Delitto di San Siro, ucciso perché era un confidente

Così morì Glenn Villamar. "Mangiavano pizza mentre lui si dimenava"

Il 36enne filippino Glenn Padilla Villamar

Il 36enne filippino Glenn Padilla Villamar

Milano, 24 novembre 2018 - Lo ammazzarono e diedero fuoco al suo cadavere perché era un confidente delle forze dell’ordine. Lo incaprettarono e lo lasciarono sul pavimento per una notte intera mentre loro mangiavano pizza e fumavano shaboo. È la sentenza della Cassazione, appena pubblicata, a svelare i dettagli inediti su movente e modalità di esecuzione dell’omicidio di Glenn Padilla Villamar, il filippino di 36 anni ucciso il 24 gennaio 2015 in un appartamento di viale Mar Jonio a San Siro e ritrovato ormai irriconoscibile in un campo di Novate Milanese, al confine con Quarto Oggiaro.

Tre anni fa, a seguito dell’arresto dei cinque presunti assassini da parte dei carabinieri del Gruppo di Monza, si era detto che Villamar era stato strangolato dai pusher di shaboo che da lui si rifornivano perché aveva manifestato l’intenzione di trasferirsi a Biella con la fidanzata; uno spostamento che si sarebbe tradotto per gli spacciatori in un pesante danno economico (la perdita del grossista di fiducia), senza dimenticare un presunto debito da 800 euro mai onorato dal 36enne. Raccontano altro le motivazioni del verdetto con cui la Suprema Corte hanno confermato le condanne per omicidio volontario aggravato dalle sevizie e dalla crudeltà di John Carlo Lardizabal (16 anni e 8 mesi di reclusione), Pascual Buidon (16 anni) e Chester De Mesa (14 anni e 8 mesi), che quella notte avrebbero agito in concorso con Luigi e Davide Ruvolo (padre e figlio giudicati separatamente). Stando a quanto scritto dai giudici, le indagini e i processi hanno accertato che la vittima aveva effettivamente collaborato con le forze dell’ordine «in un’indagine relativa al commercio di sostanze stupefacenti del tipo shaboo ed era stata punita per il tradimento». Non si sa come, i suoi complici l’hanno scoperto e hanno deciso di eliminarlo.

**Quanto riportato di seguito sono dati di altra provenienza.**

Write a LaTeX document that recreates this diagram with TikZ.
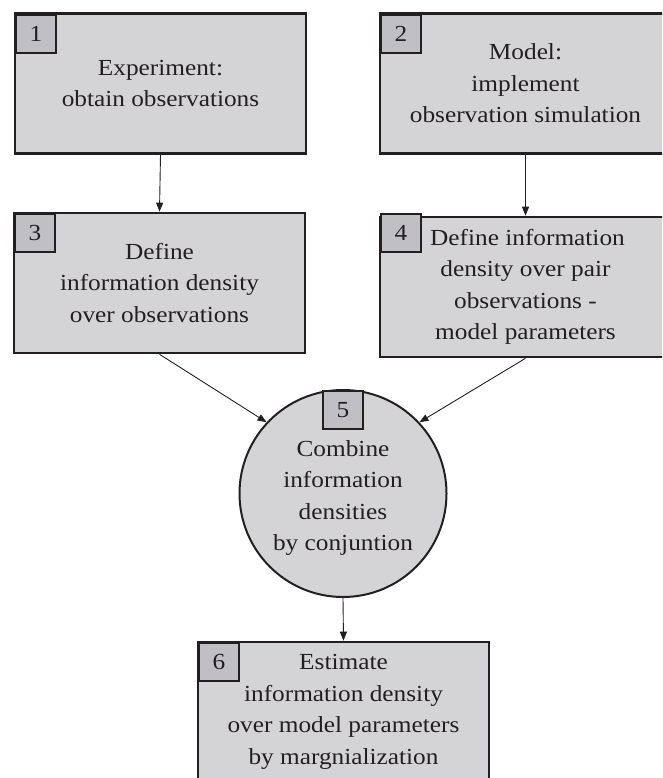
\documentclass[tikz,border=0pt]{standalone}
\usepackage{fontspec}
\setmainfont[FakeStretch=1.1]{Liberation Serif}
\usetikzlibrary{arrows.meta}
\definecolor{boxfill}{RGB}{212,212,214}
\definecolor{numfill}{RGB}{192,192,196}
\definecolor{ink}{RGB}{35,31,32}
\begin{document}
\begin{tikzpicture}[x=1pt,y=-1pt,
  every node/.style={font=\fontsize{23}{31.5}\selectfont, text=ink},
  stepbox/.style={draw=ink, line width=2.6pt, fill=boxfill, minimum width=291pt, minimum height=140pt, align=center, inner sep=0pt},
  numbox/.style={draw=ink, line width=2pt, fill=numfill, minimum width=40pt, minimum height=38pt, inner sep=0pt, anchor=north west},
  conn/.style={draw=ink, line width=0.9pt, -{Triangle[length=9pt,width=7pt]}}]
\useasboundingbox (0,0) rectangle (662,778);
\clip (0,0) rectangle (662,778);
% boxes
\node[stepbox] (b1) at (160.5,83.5) {Experiment:\\obtain observations};
\node[numbox] (n1) at (15,14) {1};
\node[stepbox] (b2) at (525.5,83.5) {Model:\\implement\\observation simulation};
\node[numbox] (n2) at (380,14) {2};
\node[stepbox] (b3) at (159.5,283) {Define\\information density\\over observations};
\node[numbox] (n3) at (14,213) {3};
\node[stepbox] (b4) at (525.5,287) {\hspace*{4pt}Define information\\density over pair\\observations -\\model parameters};
\node[numbox] (n4) at (380,213) {4};
\node[draw=ink, line width=2pt, fill=boxfill, circle, minimum size=207pt, inner sep=0pt, align=center] (c5) at (343,493.5) {};
\node[align=center, inner sep=0pt] (t5) at (343,498) {Combine\\information\\densities\\by conjuntion};
\node[numbox, anchor=north] (n5) at (343,390) {5};
\node[stepbox] (b6) at (343.5,712) {Estimate\\information density\\over model parameters\\by margnialization};
\node[numbox] (n6) at (198,642) {6};
% connectors
\draw[conn] (b1.south) -- (b3.north);
\draw[conn] (b2.south) -- (b4.north);
\draw[conn] (b3.south) -- (c5.137);
\draw[conn] (b4.south) -- (c5.43);
\draw[conn] (c5.south) -- (b6.north);
\end{tikzpicture}
\end{document}
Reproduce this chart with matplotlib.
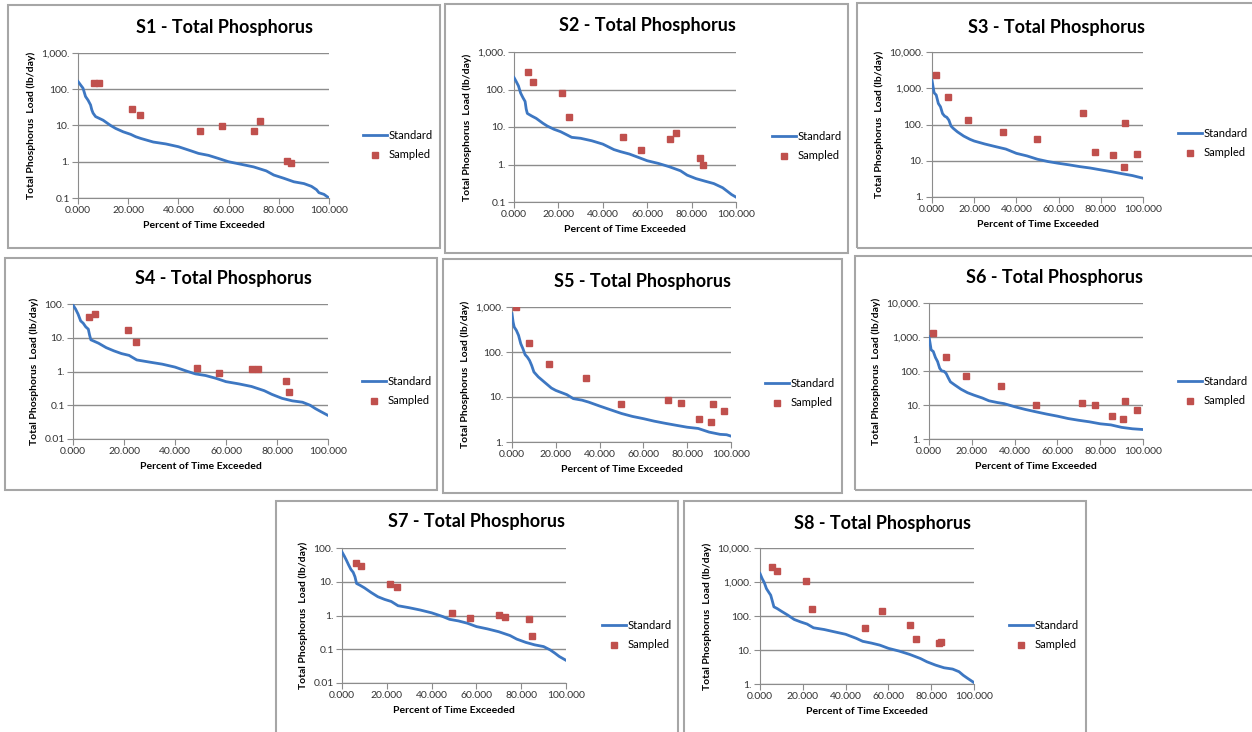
import matplotlib
matplotlib.use("Agg")
import matplotlib.pyplot as plt
from matplotlib.patches import Rectangle
from matplotlib.ticker import FuncFormatter, LogLocator, NullLocator, MultipleLocator

plt.rcParams['font.family'] = ['Lato', 'DejaVu Sans']

W, H = 1252, 732

# ---- data ----
# S1
s1_x = [0, 1, 2, 3, 4, 5, 5.5, 6, 7, 10, 13, 15, 18, 21, 23, 25, 30, 35, 40, 45, 48, 52, 56, 60,
        65, 70, 75, 78, 82, 86, 90, 93, 95, 96, 98, 100]
s1_y = [164, 132, 107, 63, 50, 37, 27, 22, 17.6, 14, 10, 8.3, 6.7, 5.7, 4.9, 4.4, 3.5, 3.1, 2.6, 2.0,
        1.7, 1.5, 1.23, 1.0, 0.85, 0.72, 0.56, 0.43, 0.35, 0.28, 0.25, 0.21, 0.17, 0.14, 0.126, 0.1]
s1_sx = [6.5, 8.5, 21.7, 24.6, 48.8, 57.2, 70.1, 72.6, 83.3, 84.7]
s1_sy = [147, 150, 28, 19.5, 7.0, 9.7, 7.0, 13.5, 1.05, 0.93]

# S2
s2_x = [0, 1, 2, 3, 4, 5, 5.5, 6, 8, 10, 13, 15, 18, 21, 24, 26, 30, 35, 40, 45, 48, 52, 56, 60,
        65, 70, 75, 78, 82, 86, 90, 94, 96, 98, 100]
s2_y = [209, 163, 125, 80, 61, 48, 30, 23, 19.6, 17, 12.6, 10.6, 8.7, 7.5, 6.1, 5.3, 5.0, 4.3, 3.5,
        2.5, 2.2, 1.9, 1.55, 1.26, 1.07, 0.87, 0.68, 0.52, 0.42, 0.36, 0.31, 0.24, 0.195, 0.158, 0.135]
s2_sx = [6.5, 8.6, 21.6, 24.6, 48.9, 57.4, 70.1, 72.8, 83.6, 85.0]
s2_sy = [296, 157, 83, 19, 5.3, 2.4, 4.9, 7.1, 1.45, 1.0]

# S3
s3_x = [0, 0.5, 1, 2, 3, 4, 5, 6, 7, 8, 9, 10, 12, 15, 18, 20, 25, 30, 35, 40, 45, 50, 55, 60,
        65, 70, 75, 80, 85, 90, 95, 100]
s3_y = [1650, 1100, 750, 650, 380, 310, 200, 170, 158, 132, 91, 79, 63, 48, 39, 35, 29, 24.6, 21,
        16, 13.6, 11, 9.5, 8.5, 7.7, 6.9, 6.3, 5.6, 5.0, 4.4, 3.9, 3.3]
s3_sx = [1.7, 7.7, 17.1, 33.6, 49.8, 71.4, 77.2, 85.6, 90.8, 91.5, 97.0]
s3_sy = [2340, 590, 130, 64, 40, 209, 17.8, 14.8, 6.8, 112, 15.8]

# S4
s4_x = [0, 1, 2, 3, 4, 5, 6, 6.5, 7, 10, 13, 16, 19, 22, 25, 30, 35, 40, 45, 48, 52, 56, 60,
        65, 70, 75, 78, 82, 86, 90, 93, 95, 97, 100]
s4_y = [93, 71, 50, 31.6, 27, 21, 18, 12, 8.7, 6.9, 5.1, 4.1, 3.4, 3.0, 2.2, 1.9, 1.65, 1.35, 1.0,
        0.85, 0.76, 0.63, 0.5, 0.43, 0.36, 0.27, 0.21, 0.16, 0.135, 0.123, 0.1, 0.08, 0.066, 0.05]
s4_sx = [6.3, 8.5, 21.6, 24.6, 48.8, 57.1, 70.0, 72.6, 83.4, 84.7]
s4_sy = [42, 52, 17, 7.4, 1.3, 0.93, 1.22, 1.17, 0.51, 0.245]

# S5
s5_x = [0, 0.5, 1, 2, 3, 4, 5, 6, 7, 8, 9, 10, 12, 15, 18, 20, 25, 28, 32, 35, 40, 45, 50, 55,
        60, 65, 70, 75, 80, 85, 90, 95, 98, 100]
s5_y = [710, 465, 360, 302, 234, 153, 118, 87, 77, 65, 50, 36, 28, 21, 15.8, 14, 11.3, 9.2, 8.5,
        7.7, 6.3, 5.2, 4.3, 3.7, 3.3, 2.9, 2.6, 2.35, 2.13, 2.0, 1.66, 1.48, 1.45, 1.35]
s5_sx = [2.0, 7.8, 17.0, 33.6, 49.8, 71.4, 77.2, 85.4, 90.7, 91.6, 97.0]
s5_sy = [1000, 162, 54, 26, 7.1, 8.5, 7.4, 3.2, 2.8, 6.9, 4.9]

# S6
s6_x = [0, 0.5, 1, 2, 3, 4, 5, 6, 7, 8, 9, 10, 12, 15, 18, 21, 25, 28, 32, 35, 40, 45, 50, 55,
        60, 65, 70, 75, 80, 85, 90, 95, 100]
s6_y = [1035, 660, 420, 375, 250, 190, 120, 100, 98, 85, 63, 48, 39, 29, 23, 19.5, 16, 13.3, 11.8,
        11, 8.9, 7.4, 6.3, 5.4, 4.7, 4.0, 3.55, 3.2, 2.8, 2.6, 2.2, 2.0, 1.9]
s6_sx = [2.0, 8.0, 17.3, 33.5, 49.9, 71.6, 77.4, 85.6, 90.8, 91.6, 97.0]
s6_sy = [1350, 265, 73, 36, 10, 11.8, 10.3, 4.7, 3.8, 13.2, 6.9]

# S7
s7_x = [0, 1, 2, 3, 4, 5, 5.8, 6.5, 8, 10, 13, 16, 19, 22, 25, 30, 35, 40, 45, 48, 52, 56, 60,
        65, 70, 75, 78, 82, 86, 90, 93, 95, 97, 100]
s7_y = [76, 58, 43, 31, 23, 19, 14, 8.9, 7.9, 6.6, 4.8, 3.6, 3.0, 2.6, 1.95, 1.7, 1.45, 1.2, 0.93,
        0.77, 0.69, 0.59, 0.47, 0.40, 0.33, 0.255, 0.20, 0.16, 0.135, 0.12, 0.095, 0.077, 0.061, 0.047]
s7_sx = [6.3, 8.5, 21.6, 24.6, 48.9, 57.2, 70.2, 72.7, 83.5, 84.8]
s7_sy = [35, 29.5, 8.5, 6.8, 1.2, 0.87, 1.07, 0.89, 0.78, 0.24]

# S8
s8_x = [0, 1, 2, 3, 4, 5, 5.8, 6.5, 8, 10, 13, 16, 19, 22, 25, 30, 35, 40, 45, 48, 52, 56, 60,
        65, 70, 75, 78, 82, 86, 90, 93, 95, 97, 100]
s8_y = [1780, 1260, 960, 640, 510, 410, 270, 186, 166, 138, 106, 79, 67, 58, 45, 40, 34, 29, 22,
        18, 16, 13.9, 11.2, 9.3, 7.4, 5.6, 4.5, 3.6, 3.0, 2.75, 2.3, 1.8, 1.47, 1.1]
s8_sx = [5.8, 8.1, 21.3, 24.3, 48.9, 57.0, 70.1, 72.7, 83.6, 84.6]
s8_sy = [2840, 2070, 1100, 166, 45, 138, 56, 21, 16.6, 17.4]

titles = ["S1 - Total Phosphorus", "S2 - Total Phosphorus", "S3 - Total Phosphorus",
          "S4 - Total Phosphorus", "S5 - Total Phosphorus", "S6 - Total Phosphorus",
          "S7 - Total Phosphorus", "S8 - Total Phosphorus"]
ylims = [(0.1, 1000), (0.1, 1000), (1, 10000), (0.01, 100),
         (1, 1000), (1, 10000), (0.01, 100), (1, 10000)]
series = [(s1_x, s1_y, s1_sx, s1_sy), (s2_x, s2_y, s2_sx, s2_sy), (s3_x, s3_y, s3_sx, s3_sy),
          (s4_x, s4_y, s4_sx, s4_sy), (s5_x, s5_y, s5_sx, s5_sy), (s6_x, s6_y, s6_sx, s6_sy),
          (s7_x, s7_y, s7_sx, s7_sy), (s8_x, s8_y, s8_sx, s8_sy)]

# ---- layout in pixels: box, plot area, title centre, legend anchor ----
boxes = [(8, 5, 440, 248), (445, 4, 848, 253), (857, 3, 1256, 248),
         (5, 258, 437, 490), (443, 259, 842, 493), (855, 256, 1256, 490),
         (276, 501, 678, 740), (684, 501, 1086, 740)]
plots = [(78, 53, 329, 198), (514, 52, 736, 202), (932, 52, 1143, 197),
         (73, 304, 328, 439), (512, 307, 731, 442), (929, 303, 1143, 439),
         (342, 548, 566, 683), (760, 548, 974, 684)]
title_pos = [(225, 28), (647, 26), (1056, 27), (223, 279), (642, 282), (1054, 278),
             (477, 522), (883, 523)]
legend_pos = [(363, 145), (772, 146), (1178, 143), (362, 391), (765, 393), (1178, 391),
              (602, 635), (1009, 635)]

GRID = '#8c8c8c'
BLUE = '#3d77c2'
RED = '#c0504d'


def yfmt(v, pos):
    if v >= 1:
        return f"{v:,.0f}."
    return f"{v:g}"


fig = plt.figure(figsize=(W / 100, H / 100), dpi=100)

for (bx0, by0, bx1, by1) in boxes:
    fig.patches.append(Rectangle((bx0 / W, 1 - by1 / H), (bx1 - bx0) / W, (by1 - by0) / H,
                                 transform=fig.transFigure, fill=False,
                                 edgecolor='#a6a6a6', lw=1.5))

for i in range(8):
    x0, y0, x1, y1 = plots[i]
    ax = fig.add_axes([x0 / W, 1 - y1 / H, (x1 - x0) / W, (y1 - y0) / H])
    sx, sy, px, py = series[i]
    ax.plot(sx, sy, color=BLUE, lw=2.0, label='Standard', zorder=3)
    ax.plot(px, py, ls='none', marker='s', ms=4.5, color=RED, label='Sampled', zorder=4)
    ax.set_yscale('log')
    ax.set_ylim(*ylims[i])
    ax.set_xlim(0, 100)
    ax.yaxis.set_major_locator(LogLocator(base=10, numticks=10))
    ax.yaxis.set_minor_locator(NullLocator())
    ax.yaxis.set_major_formatter(FuncFormatter(yfmt))
    ax.xaxis.set_major_locator(MultipleLocator(20))
    ax.xaxis.set_major_formatter(FuncFormatter(lambda v, p: f"{v:.3f}"))
    ax.grid(axis='y', color=GRID, lw=1)
    ax.set_axisbelow(True)
    for s in ['top', 'right']:
        ax.spines[s].set_visible(False)
    for s in ['left', 'bottom']:
        ax.spines[s].set_color(GRID)
    ax.tick_params(axis='both', length=4, color=GRID, labelsize=7.5, labelcolor='#333333', pad=2)
    ax.set_xlabel('Percent of Time Exceeded', fontsize=7.5, fontweight='bold', labelpad=4)
    ax.set_ylabel('Total Phosphorus  Load (lb/day)', fontsize=7.5, fontweight='bold', labelpad=4)
    tx, ty = title_pos[i]
    fig.text(tx / W, 1 - ty / H, titles[i], ha='center', va='center',
             fontsize=13, fontweight='bold')
    lx, ly = legend_pos[i]
    ax.legend(loc='center left', bbox_to_anchor=(lx / W, 1 - ly / H),
              bbox_transform=fig.transFigure, frameon=False, fontsize=8,
              handlelength=2.2, handletextpad=0.1, labelspacing=0.8,
              borderpad=0, borderaxespad=0)

fig.savefig('out.png', dpi=100)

Ecco come andò quella sera. Villamar viene attirato con una scusa a casa dei Ruvolo e lì viene picchiato, a pugni e con una mazza da baseball (passata da Lardizabal a Ruvolo, nella versione del primo); sono presenti pure Buidon (che fa il «palo») e De Mesa (il presunto creditore). A un certo punto, Villamar cede e conferma «di aver informato le forze dell’ordine per farli arrestare». Parole che non gli salveranno la vita. Dopo circa un'ora, arriva Luigi Ruvolo, «anch’egli coinvolto nello spaccio», che afferra un cavo elettrico e, secondo le accuse, lega Villamar «a mo’ di incaprettamento», cioè annodando il filo a piedi e mani e poi facendolo passare attorno al collo. Il 36enne si dimena disperato, e saranno proprio quei movimenti a provocarne lo strangolamento. E gli assassini? Ruvolo senior se ne va, il figlio va a dormire. Gli altri tre mangiano una pizza e fumano shaboo, con il connazionale che sta morendo lentamente a pochi metri da loro. Un comportamento disumano, meritevole dell’aggravante della crudeltà. Il giorno dopo, il corpo di Villamar viene trasportato con un furgone al campo di Novate e lì dato alle fiamme. Il cadavere è irriconoscibile, e all’inizio si ipotizza che quell’omicidio rientri in logiche criminali del tutto differenti da quelle poi accertate (nella stessa zona era stato ucciso Emanuele Tatone nell’ottobre del 2013). Poi un tatuaggio stile tribale sulla mano, un chiodo ortopedico rinvenuto nel femore e l’impronta digitale rilevata sull’unico polpastrello sopravvissuto al rogo danno un nome alla vittima: è Glenn Padilla Villamar. A fine luglio gli arresti. E ora le condanne definitive per quel delitto brutale.